A family friend ask if i would consider moving out of California to Texas i never thought about moving out of the state of Cali yet I’ve always wonder how much more of life would be if i did but that would be going against the ” THE PLAN” we so plan out in our minds ( Though a man plans in his heart its the plans of the Lord that shall prevail ) Prv 16:9, . i was convinced that i just needed time to figure some things out not necessary an out just a little more time to get it together. I had been praying and started to dream having divine importation of the word of God becoming more visible.
Then it came to me at my then best friends fathers plastic coach LOL! and the Lord brought it back to my remembrance of the vision i had when i was in this enormous airport. I had a one way ticket to Missouri, another story but i had a one way ticket. my grandmother took me to the airport to make sure i would make it on time she even purchase it the funny thing was i had no luggage just saddles a white dress ready to broad. i never ended in Missouri i ended up in Texas!. The dream had an angel that lead the way i wasn’t sure if i was going to make fight despite the odds yet the assurance of the man( Adonai; Lord, Master, Owner ) who owned the airport after sitting me down with him in a private meeting told me that “HE would make sure that if I’m not that plain it wasn’t taking off and he was right. The opposition that was waiting for me at the brocading gate( DOOR) did everything in its power to make sure i would not broad. Yet i had the promise of another who knew all, see’s all, controls all, and owns all promised me that the plain would not leave until i was on it. When hell couldn’t pro vile i boarded that fight on time at 7 a.m. completeness, divine perfection, finished! My life has never been the same.
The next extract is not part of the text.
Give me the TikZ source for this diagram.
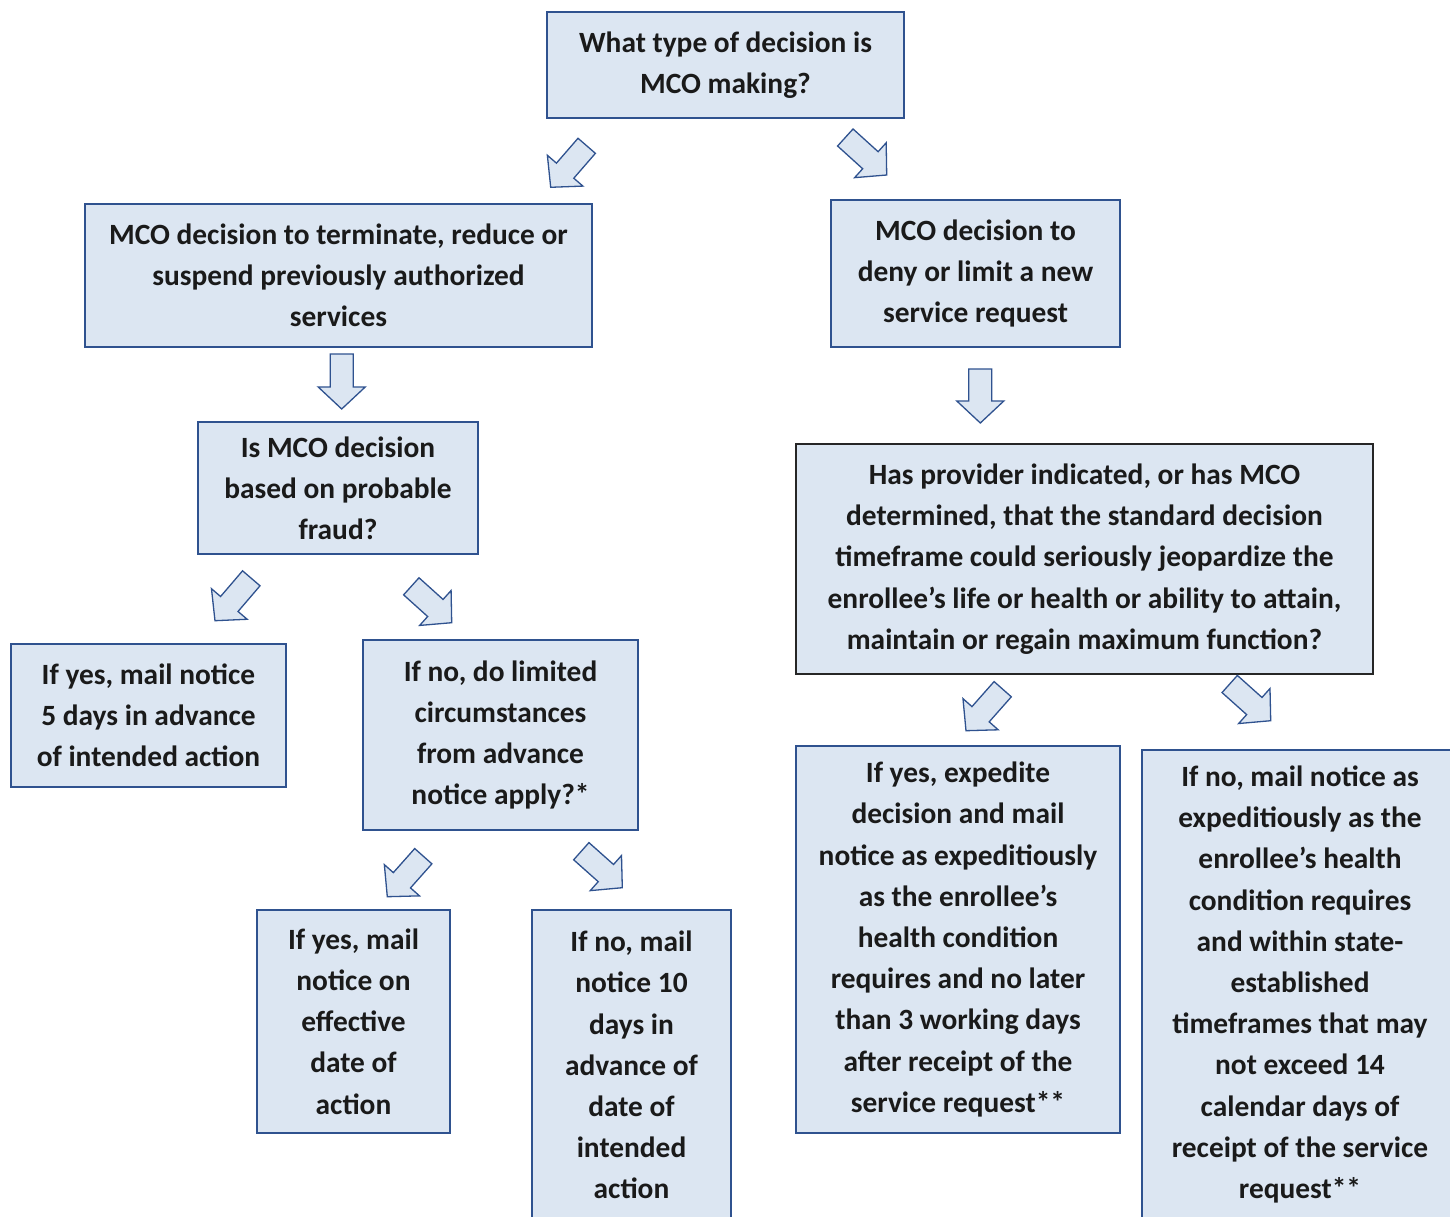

I took fight leaving my Egypt goodbye to welcome my four-year wilderness in Taxes. How ironic Texas a huge circle. The the word of GOD says when they left in Exodus 12:36 “The Lord had made the Egyptians favorably disposed toward the people, and they gave them what they asked for; so they plundered the Egyptians.” I thought i had left emptied handed but i didn’t i realize in the mist of all my pain i had taking what was taking from me. i left with faith, hope and love awaiting a journey that i could only truly dream of envision in my mind. The dreams the visions of the Lord thy God i have never been the same and i have not look back. The Lord has done good work.
Chapter one of life was California chapter two was arriving to Texas chapter three was purging me chapter four was finding who i was in Christ Jesus chapter five was death, birth, spring fourth chapter six is my new beginning and here i am ending chapter six headed for chapter seven where my destiny awaits me. i cross the red sea now crossing my Jordan. Do not get me wrong i am sooooo grateful my time spent well worth all the tears, sacrifices, loses, heartache, disappointment, devastation, i didn’t looking back i wanted to become the woman who God had told me about showed me and now i am she. i never would have made if i didn’t keep my knees every night rehearsing Scriptures mediating asking God to use me but never exasperating him to call me. These chapters are nothing short a book. i cant wait to piece it all together for you to get the whole sum of who is Scarlet is.
I went with this title because where i am right now in my life i am in a space where time and i are engage and we have a date with destiny. You see i had this dream where i had thought i had lost my ring my promise somewhere in the past because that literary is how it was set up a past setting ( which came to past) i was in my old truck ford escape and i had thought i had lost it somewhere else but as i was looking for it i would have never thought it would be in place i would lose it yet there it was waiting for me. when i put my hand down on the side of the sit i knew i had found it i lifted it up out of the darkness where it was hide and to my surprise it was much BIGGER then how i saw it the first time. The Lord of promise had kept his word for he is truly faithful to exceed above all that we could ask or imagine. Nothing can’t keep me, separate me, from the Love of my God.